TOUGHER laws are needed to protect children from sexual exploitation in the wake of the child grooming scandal which has engulfed South Yorkshire, a report warns today.
A study published this morning by Rotherham MP Sarah Champion and children’s charity Barnardo’s is calling for urgent action to close a “legal loophole” which would allow police to step in sooner if they suspect a child is being groomed for sex.
The report calls for a change in the law to make it easier for police to arrest suspects for “meeting a child following sexual grooming”, and says child abduction warning notices must also be strengthened.

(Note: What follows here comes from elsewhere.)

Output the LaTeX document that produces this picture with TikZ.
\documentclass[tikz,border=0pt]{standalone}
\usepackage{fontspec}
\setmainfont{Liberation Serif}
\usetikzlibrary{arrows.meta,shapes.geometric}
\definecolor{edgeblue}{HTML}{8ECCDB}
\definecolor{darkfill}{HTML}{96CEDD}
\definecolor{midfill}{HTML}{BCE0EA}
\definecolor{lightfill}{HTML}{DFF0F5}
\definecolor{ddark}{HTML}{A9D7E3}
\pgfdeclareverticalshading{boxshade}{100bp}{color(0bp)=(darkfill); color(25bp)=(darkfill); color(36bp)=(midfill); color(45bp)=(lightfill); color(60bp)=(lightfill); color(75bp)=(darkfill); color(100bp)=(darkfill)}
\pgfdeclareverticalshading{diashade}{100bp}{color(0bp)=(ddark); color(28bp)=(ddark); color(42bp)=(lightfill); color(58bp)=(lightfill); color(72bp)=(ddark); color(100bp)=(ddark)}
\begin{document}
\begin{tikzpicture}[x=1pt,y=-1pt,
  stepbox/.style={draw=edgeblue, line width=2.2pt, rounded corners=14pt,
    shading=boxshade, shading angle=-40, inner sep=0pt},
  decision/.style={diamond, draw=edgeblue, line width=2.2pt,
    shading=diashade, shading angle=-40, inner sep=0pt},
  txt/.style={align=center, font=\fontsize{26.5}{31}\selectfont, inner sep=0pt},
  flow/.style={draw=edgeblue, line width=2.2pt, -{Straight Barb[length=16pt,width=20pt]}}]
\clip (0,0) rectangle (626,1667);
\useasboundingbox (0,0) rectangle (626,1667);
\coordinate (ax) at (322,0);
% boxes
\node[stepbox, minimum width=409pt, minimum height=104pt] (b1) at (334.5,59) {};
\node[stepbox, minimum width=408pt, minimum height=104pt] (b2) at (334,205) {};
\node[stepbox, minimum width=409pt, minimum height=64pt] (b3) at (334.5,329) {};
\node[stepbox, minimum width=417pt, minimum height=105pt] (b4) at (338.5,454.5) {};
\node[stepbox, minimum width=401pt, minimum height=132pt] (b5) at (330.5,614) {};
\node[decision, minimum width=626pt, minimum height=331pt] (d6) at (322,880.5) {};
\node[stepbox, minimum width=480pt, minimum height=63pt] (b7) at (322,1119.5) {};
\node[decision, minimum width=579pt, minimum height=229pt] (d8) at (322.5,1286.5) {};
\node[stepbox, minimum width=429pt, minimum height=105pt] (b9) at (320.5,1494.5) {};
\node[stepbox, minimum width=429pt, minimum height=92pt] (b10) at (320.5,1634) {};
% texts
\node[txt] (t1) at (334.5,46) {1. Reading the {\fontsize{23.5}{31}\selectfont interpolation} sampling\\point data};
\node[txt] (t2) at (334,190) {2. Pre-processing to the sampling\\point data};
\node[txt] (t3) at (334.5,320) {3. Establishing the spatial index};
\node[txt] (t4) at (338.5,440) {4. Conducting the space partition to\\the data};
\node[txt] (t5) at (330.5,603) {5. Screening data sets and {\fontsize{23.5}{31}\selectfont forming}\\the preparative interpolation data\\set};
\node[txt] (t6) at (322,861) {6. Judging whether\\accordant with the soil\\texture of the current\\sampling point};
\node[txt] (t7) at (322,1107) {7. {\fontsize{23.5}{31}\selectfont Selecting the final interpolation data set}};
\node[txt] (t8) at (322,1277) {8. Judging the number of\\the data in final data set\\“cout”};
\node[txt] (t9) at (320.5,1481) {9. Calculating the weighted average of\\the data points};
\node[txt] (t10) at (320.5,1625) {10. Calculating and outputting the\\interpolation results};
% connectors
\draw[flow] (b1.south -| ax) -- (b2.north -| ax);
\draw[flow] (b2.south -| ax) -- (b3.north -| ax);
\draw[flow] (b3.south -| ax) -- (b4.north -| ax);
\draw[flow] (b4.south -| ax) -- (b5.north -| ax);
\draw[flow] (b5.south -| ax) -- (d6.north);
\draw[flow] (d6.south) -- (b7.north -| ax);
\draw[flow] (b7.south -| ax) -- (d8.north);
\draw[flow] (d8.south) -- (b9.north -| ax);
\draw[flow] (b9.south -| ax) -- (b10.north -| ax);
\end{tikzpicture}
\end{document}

It also calls for extra powers for safeguarding children’s boards – local bodies run by police and councils to protect vulnerable youngsters – and better training for judges, lawyers and jurors involved in child sex exploitation cases.

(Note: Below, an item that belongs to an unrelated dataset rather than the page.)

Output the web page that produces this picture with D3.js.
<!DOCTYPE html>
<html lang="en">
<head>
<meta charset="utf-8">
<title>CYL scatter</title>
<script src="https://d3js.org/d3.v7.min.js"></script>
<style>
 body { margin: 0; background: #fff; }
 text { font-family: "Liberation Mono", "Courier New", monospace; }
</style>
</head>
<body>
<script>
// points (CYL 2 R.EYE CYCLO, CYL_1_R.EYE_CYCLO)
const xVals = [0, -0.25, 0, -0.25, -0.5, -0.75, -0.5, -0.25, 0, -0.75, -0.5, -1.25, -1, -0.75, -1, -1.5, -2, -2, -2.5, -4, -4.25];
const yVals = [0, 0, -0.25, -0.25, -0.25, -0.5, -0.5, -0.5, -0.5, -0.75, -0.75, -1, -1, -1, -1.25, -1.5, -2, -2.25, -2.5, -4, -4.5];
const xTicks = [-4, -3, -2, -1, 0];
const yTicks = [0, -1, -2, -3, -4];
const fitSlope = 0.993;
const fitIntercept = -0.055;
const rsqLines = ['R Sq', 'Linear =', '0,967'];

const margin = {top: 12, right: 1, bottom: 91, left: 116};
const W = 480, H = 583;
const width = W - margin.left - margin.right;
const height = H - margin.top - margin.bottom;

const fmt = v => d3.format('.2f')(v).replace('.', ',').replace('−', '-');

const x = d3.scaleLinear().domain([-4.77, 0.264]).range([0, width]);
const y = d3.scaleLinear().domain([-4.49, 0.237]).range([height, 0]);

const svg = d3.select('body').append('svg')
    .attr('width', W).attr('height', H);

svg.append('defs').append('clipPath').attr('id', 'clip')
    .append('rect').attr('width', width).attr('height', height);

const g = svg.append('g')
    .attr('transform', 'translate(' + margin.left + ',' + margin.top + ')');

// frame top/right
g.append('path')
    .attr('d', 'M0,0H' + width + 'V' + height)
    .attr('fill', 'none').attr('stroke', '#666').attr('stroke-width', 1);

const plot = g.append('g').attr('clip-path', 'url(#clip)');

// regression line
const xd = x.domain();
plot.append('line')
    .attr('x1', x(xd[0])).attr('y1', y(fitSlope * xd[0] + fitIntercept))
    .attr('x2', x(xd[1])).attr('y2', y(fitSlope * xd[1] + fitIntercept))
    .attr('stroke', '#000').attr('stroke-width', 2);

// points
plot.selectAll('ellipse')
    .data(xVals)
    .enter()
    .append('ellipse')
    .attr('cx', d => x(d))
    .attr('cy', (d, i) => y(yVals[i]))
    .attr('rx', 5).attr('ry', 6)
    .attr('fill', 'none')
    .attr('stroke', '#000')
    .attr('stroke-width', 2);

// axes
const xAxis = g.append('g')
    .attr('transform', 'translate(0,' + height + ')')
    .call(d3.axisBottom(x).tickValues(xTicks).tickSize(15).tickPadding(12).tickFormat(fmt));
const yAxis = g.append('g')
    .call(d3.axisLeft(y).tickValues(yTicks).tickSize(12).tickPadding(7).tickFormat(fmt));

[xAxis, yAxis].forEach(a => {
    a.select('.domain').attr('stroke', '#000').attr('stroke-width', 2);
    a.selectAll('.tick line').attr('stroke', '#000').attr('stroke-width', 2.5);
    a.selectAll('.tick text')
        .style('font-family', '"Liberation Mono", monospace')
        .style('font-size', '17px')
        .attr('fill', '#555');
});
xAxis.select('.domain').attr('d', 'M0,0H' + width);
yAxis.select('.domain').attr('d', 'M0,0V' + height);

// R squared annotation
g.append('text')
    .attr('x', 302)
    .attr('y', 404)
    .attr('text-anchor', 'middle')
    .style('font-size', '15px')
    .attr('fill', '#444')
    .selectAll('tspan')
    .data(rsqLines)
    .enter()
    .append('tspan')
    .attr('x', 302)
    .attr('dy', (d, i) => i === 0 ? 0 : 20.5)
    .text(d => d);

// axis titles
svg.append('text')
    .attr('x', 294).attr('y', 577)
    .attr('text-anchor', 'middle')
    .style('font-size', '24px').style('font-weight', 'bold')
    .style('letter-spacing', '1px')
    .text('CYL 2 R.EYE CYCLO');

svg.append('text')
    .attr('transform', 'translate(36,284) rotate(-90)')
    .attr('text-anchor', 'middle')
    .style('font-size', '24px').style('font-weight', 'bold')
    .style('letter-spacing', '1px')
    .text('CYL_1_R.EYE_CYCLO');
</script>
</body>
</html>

The report says the term child prostitution should be removed from all existing legislation in recognition that young people are victims rather than in any way responsible for their plight.
Ms Champion, a Labour MP, has been leading a backbench inquiry into child sex exploitation following widespread concern about attacks on girls as young as 10 in Rotherham.
“Through this inquiry we have shone a light on child sexual exploitation,” she said. “We wanted to know what we as a society are doing right and where we are failing those who fall victim to this terrible crime.
“During the inquiry we heard a great deal of compelling and heart-rending evidence and I would like to thank all those who contributed.
“We have set out a number of legislative suggestions that we believe will improve the way child sexual exploitation is tackled in this country. I implore the Government and other relevant authorities to look closely at our recommendations.”
Ms Champion said she travelled around the country during the course of their inquiry to interview victims of child sex exploitation and stressed the problem is not restricted to a number of small towns such as Rotherham.
“Unfortunately, I think it’s much bigger than that,” she told The Yorkshire Post.
“What we’re trying to say is this is going on everywhere, and it’s too easy just to say it’s a problem in Rochdale or Rotherham or wherever.
“It is convenient for people to think it’s happening in just a certain area or to a certain type of person – but it cuts across all classes, all races, all parts of the country.”